Y ahora llega ya la pregunta inevitable: ¿por qué las cosas son así? ¿Qué es lo que ha ocurrido? Pues lo que ha ocurrido es que en la sociedad en la que vivimos la distinción social ya no viene solo de la eficacia en el trabajo, ni menos aún de la solera de la estirpe. Para resultar «interesante», para interesar a los demás, el importante ha de añadir a su poder una dosis de glamur. Y es en el ocio, no en el negocio, donde ese juego se decide. El habano que fumamos, la ginebra que bebemos, el wasap que manejamos, la camisa que vestimos, la corbata que anudamos, el zapato que calzamos, el pádel que jugamos, la nieve que esquiamos. ¿Y los libros que leemos? Los libros no se llevan: la lectura no se ve. Y aquí de lo que se trata es de mostrarse.

Todo esto no debería escandalizarnos demasiado. Ni llevarnos a despotricar contra lo que algunos han dado en llamar la sociedad del espectáculo. «Estar vivo significa no poder resistirse a la autoexhibición para reafirmar nuestra propia apariencia. Somos a la vez sujetos perceptores y objetos percibidos». Son palabras de Hanna Arendt en Was ist Politik?

Sin quererlo, el discurso se nos ha escapado al Olimpo en el que piensan los filósofos. No tenemos tiempo ni espacio para intentar bajarlo al asfalto en el que nos afanamos los mortales. Pero les prometo una próxima y pronta excursión por los jardines de «la estética del ejecutivo que sabe vivir».
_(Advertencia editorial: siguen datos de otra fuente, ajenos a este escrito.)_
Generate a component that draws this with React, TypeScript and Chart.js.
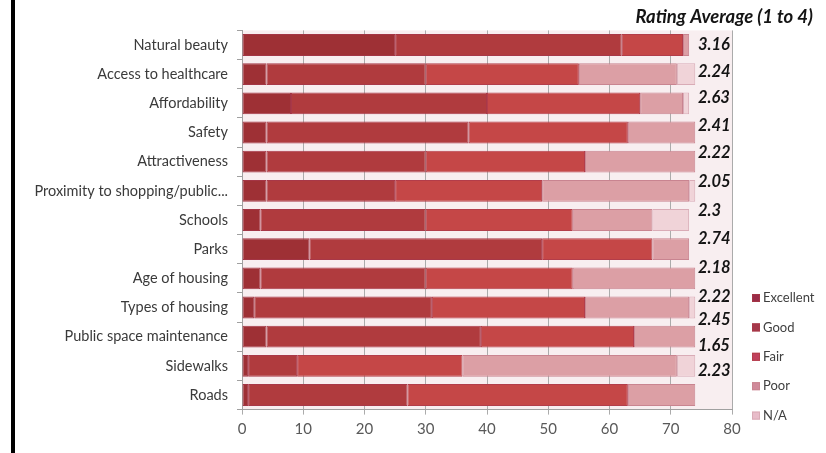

N. B.: Fechoricería es un neologismo resultante de unir fechoría, mala acción, con el vulgarismo chorizo. El autor de la invención creo que ha sido el profesor Ramón Baltar, a quien felicito desde aquí. Pero sospecho que el chorizo de chorizar usado como sinónimo de robar nada tiene que ver con el que da gusto al caldo, ennoblece el cocido o aprovecha al bocadillo. Chorizo es vocablo que solo existe en el castellano y en gallego-portugués y llega desde el antiguo sauricium. Más probable me parece que chorizar derive de chori, que es un gitanismo sinónimo de hurto.